Published 7th April 2010

Topics: Stafford.

I've decided to give up apologising for the ever-increasing gaps between these news pages coming out - it's only the more noticeable given that Claire seems to be turning out a website update just about weekly at the moment (I dread Thursday afternoons when she starts stalking around the workshop chivvying me up to write some words for the things she's listed - the ultimate threat being that she'll write up the descriptions herself if I don't get copy on her desk pronto).

The main reason for my lack of scribbling the last few months is the sheer volume of stuff going through the workshop - rebuilds (with a 10 1/4 inch gauge 4-4-0 and 15 inch gauge Pacific in for major work), overhauls, new build "Staffords" (all the 2009/2010 engines now sold with another twelve well-advanced in the current 2010 batch), servicing work on engines coming in for sale and an almost endless list of boilers to test. It's a miracle any of us get home for tea and a shower some nights!

The Stafford production line has become busy over the last few months and is squeezing our space to the limit until we get the new building which will combine a servicing/overhaul department, offices and erecting shop for new engines - although not finally decided, it may be that the old unit is used for an expanded machine shop rather than letting it. The workforce currently numbers five - whilst there is a requirement for at least one more man (and possibly two) in the workshop, recruitment is of necessity on hold until the new year when we should have more room.



The latest batch of Stafford numbers twelve locomotives - the idea was to give us some stock after existing orders had been fulfilled. All seemed a good idea as we started making bits, carefully boxing up sets of valve gear, boiler fittings, all the various odds and ends that go into an engine.

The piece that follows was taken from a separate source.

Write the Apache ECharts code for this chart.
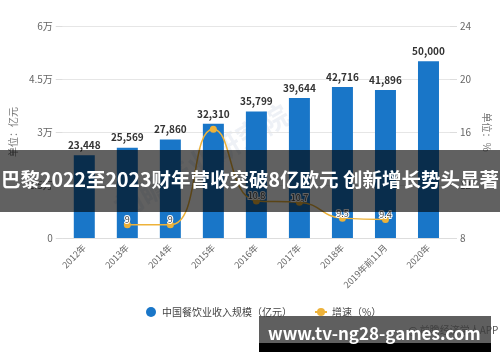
<!DOCTYPE html>
<html><head><meta charset="utf-8">
<script src="https://cdn.jsdelivr.net/npm/echarts@6/dist/echarts.min.js"></script>
<style>html,body{margin:0;padding:0;background:#fff}#c{width:500px;height:362px}</style>
</head><body><div id="c"></div>
<script>
var categories = ['2012年','2013年','2014年','2015年','2016年','2017年','2018年','2019年前11月','2020年'];
var revenue = [23448, 25569, 27860, 32310, 35799, 39644, 42716, 41896, 50000];
var growth = [null, 9, 9, 16.2, 10.8, 10.7, 9.5, 9.4, null];
var leftTicks = {min: 0, max: 60000, interval: 15000};
var rightTicks = {min: 8, max: 24, interval: 4};
var titleText = '巴黎2022至2023财年营收突破8亿欧元 创新增长势头显著';
var siteText = 'www.tv-ng28-games.com';
var legendNames = ['中国餐饮业收入规模（亿元）', '增速（%）'];

var font = '"Noto Sans CJK SC","Noto Sans",sans-serif';
var chart = echarts.init(document.getElementById('c'), null, {renderer: 'canvas'});
function wan(v){ if(v===0) return '0'; return (v/10000) + '万'; }
chart.setOption({
  animation: false,
  textStyle: {fontFamily: font},
  grid: {left: 60, right: 46, top: 26, bottom: 124, containLabel: false},
  legend: {
    data: [{name: legendNames[0], icon: 'circle'}, {name: legendNames[1]}],
    bottom: 40, left: 141, itemWidth: 12, itemHeight: 10, itemGap: 22,
    textStyle: {fontSize: 10, color: '#444', fontFamily: font}
  },
  xAxis: {
    type: 'category', data: categories,
    axisLine: {show: true, lineStyle: {color: '#ddd'}},
    axisTick: {show: false},
    axisLabel: {rotate: 45, fontSize: 9, color: '#666', interval: 0, margin: 8}
  },
  yAxis: [{
    type: 'value', min: leftTicks.min, max: leftTicks.max, interval: leftTicks.interval,
    name: '单位：亿元', nameLocation: 'middle', nameGap: 40, nameRotate: 90,
    nameTextStyle: {fontSize: 10, color: '#777'},
    axisLine: {show: false}, axisTick: {show: true, length: 7, lineStyle: {color: '#ddd'}},
    axisLabel: {formatter: wan, fontSize: 10, color: '#666', margin: 10},
    splitLine: {lineStyle: {color: '#e6e6e6'}}
  }, {
    type: 'value', min: rightTicks.min, max: rightTicks.max, interval: rightTicks.interval,
    name: '单位：%', nameLocation: 'middle', nameGap: 26, nameRotate: -90,
    nameTextStyle: {fontSize: 10, color: '#777'},
    axisLine: {show: false}, axisTick: {show: true, length: 7, lineStyle: {color: '#ddd'}},
    axisLabel: {fontSize: 10, color: '#666', margin: 10},
    splitLine: {show: false}
  }],
  series: [{
    name: legendNames[0], type: 'bar', data: revenue, barWidth: 21,
    itemStyle: {color: '#1976C8'},
    label: {show: true, position: 'top', fontSize: 10, fontWeight: 'bold', color: '#333',
      formatter: function(p){ return p.value.toLocaleString('en-US'); }}
  }, {
    name: legendNames[1], type: 'line', yAxisIndex: 1, data: growth, smooth: true,
    symbol: 'circle', symbolSize: 7,
    itemStyle: {color: '#EDB23A'}, lineStyle: {color: '#EDB23A', width: 1.5},
    label: {show: true, position: 'top', fontSize: 9, color: '#444', distance: 0, offset: [0, 3],
      textBorderColor: '#fff', textBorderWidth: 2,
      formatter: function(p){ return p.dataIndex === 3 ? '' : p.value; }}
  }],
  graphic: [
    {type: 'text', left: 110, top: 100, rotation: Math.PI/6,
      style: {text: '前瞻产业研究院', font: 'bold 28px ' + font, fill: 'rgba(200,210,225,0.3)'}, z: 0},
    {type: 'rect', left: 0, top: 150, shape: {width: 500, height: 62},
      style: {fill: 'rgba(0,0,0,0.62)'}, z: 100},
    {type: 'text', left: 'center', top: 170,
      style: {text: titleText, font: 'bold 19.5px ' + font, fill: '#fff'}, z: 101},
    {type: 'text', left: 408, top: 325,
      style: {text: '@ 前瞻经济学人APP', font: '10px ' + font, fill: '#555'}, z: 99},
    {type: 'rect', left: 259, top: 316, shape: {width: 232, height: 28},
      style: {fill: 'rgba(60,60,60,0.82)'}, z: 100},
    {type: 'rect', left: 259, top: 343, shape: {width: 232, height: 9},
      style: {fill: '#000'}, z: 100},
    {type: 'text', left: 268, top: 325,
      style: {text: siteText, font: 'bold 17px ' + font, fill: '#fff'}, z: 101}
  ]
});
</script></body></html>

Then all the castings arrived (and a crate of thirty cylinder blocks on its own is a forklift-only job), the wheelsets are finished, a quarter of a ton of laser-cutting for the chassis appears and suddenly we can hardly move in the workshop, this was before any assembly started.


 

We had some welcome help over the summer when Sam joined us for six weeks, getting the great majority of the rods and motionwork cranked out on the machining centre - every year at the end of the holidays it leaves a bigger gap when he goes back to school!


 

The laser-cut parts are for the latest specification all-welded chassis, which makes up into a very robust, easy to assemble unit with a high degree of squareness in all planes as it comes out of the welding jig, making assembly of the rest of the locomotive very much easier.